> It will, however suck just as hard as all the other pixel-scrapers.
You are doing the same thing again.
You are asserting, without proof, that Wayland remoting will necessarily have to work as a pixel scrapper.
Wayland is designed to be extensible with regards to supported buffer types. For instance, YUV video buffers were merged into the reference compositor at some point in 2012.
And remoting specific buffer types can be done vastly more efficiently than with a generic pixel scrapper.
For instance, in case of a video buffer, the content can be streamed from the remote app to the local YUV buffer as a lossy video stream without impacting the quality of the other, non-video buffers of the application. (In fact, I think I remember something to that extent being demonstrated somewhere, although I can't find the link, so don't quote me on this.)
Meanwhile, because Xorg's current rendering extensions are not network-transparent, remoting X applications that use those extensions (which will be most of them, these days) does already boil down to filling generic pixel buffers and pushing them down the wire, which works with the approximate efficiency of... a pixel scrapper.

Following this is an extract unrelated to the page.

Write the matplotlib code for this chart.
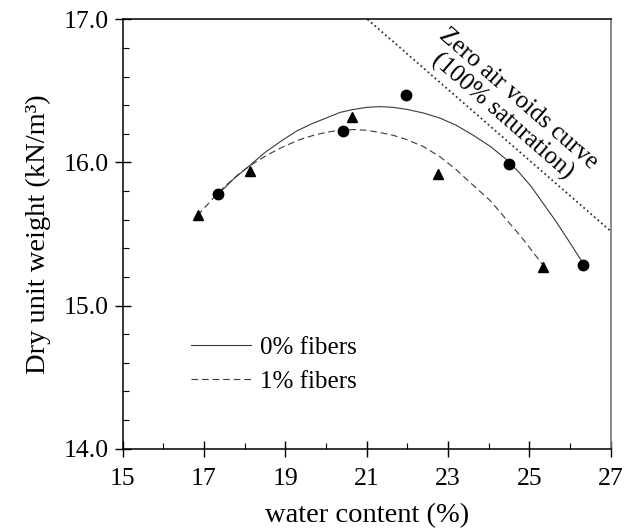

A Wayland stack should therefore be no worse than a current Xorg stack in most cases, and can theoretically be made to work vastly better. (I don't, however, think we are there yet. See below.)
If you're using only pure-X11 apps, though, stick with Xorg for the time being. At least until the Wayland stack supports X buffers sufficiently seamlessly.
> This leads old X11 users to believe they are either liars or incompetent (and hence the lack of trust) because having experienced them all over many years, I know for a fact it is a long way from the worst.
Only if you are willing to make the mental jump of generalizing the one data point of your own limited experience to the entire world and all the use cases that the Xorg developers have to contend with.
If you're gonna give that much weight to single data points, well, I'm afraid that my own long experience of X11, which has most recently involved telecommuting over a VPN and having to use tools like x11vnc and xpra because Xorg remoting on its own works too poorly, neutralizes your own single data point, and we're back to square one. :)
Unless, of course, you are the sort of person who thinks that their own personal experience constitutes the One Overriding Truth, in which case I don't think there is anything whatsoever to be gained for either of us in this discussion.
> The remote windowing is built into the compositor/windowmanager? I really, really hope someone is making a more sensible architecture than that out there
You appear to think yourself an authority on sensible architectures, so I would suggest you prove it with some actual design and implementation. Otherwise, I hope you will forgive me if I don't trust you nearly as much as I do the guys who are doing the actual work based on actual experience with actual issues. :)
> otherwise we're going to wind up with a lot of deficient compositors or a lot of duplicated code.
While it could be argued that the many composers/WMs on X already constitutes a lot of duplicated code, I DO agree that the Wayland stack is probably going to be somewhat fragmented for a while, at least until the dust settles.
In practice, I suspect Wayland stacks will end up converging over a shared common ground: probably one display server/composer will emerge as the de facto standard, like Xorg has become the de facto standard of X11 display servers; or Weston itself will evolve into a set of libraries that display servers/composers will be built upon.
But this is only a possible future, and until then, I do think that fragmentation and mismatched composer capabilities is the one big issue with the Wayland budding ecosystem.
Time will tell how big an issue it turns out to be in practice, though.
> The nice thing about X, you see is that it all just works like magic.
I think the entire point is, it's a lot of work for the Xorg developers to make it appear to work 'like magic'. And they'd rather achieve the same result in much saner ways. I don't think I am qualified to claim I know better than them in this, and frankly, you have not convinced me that you are either.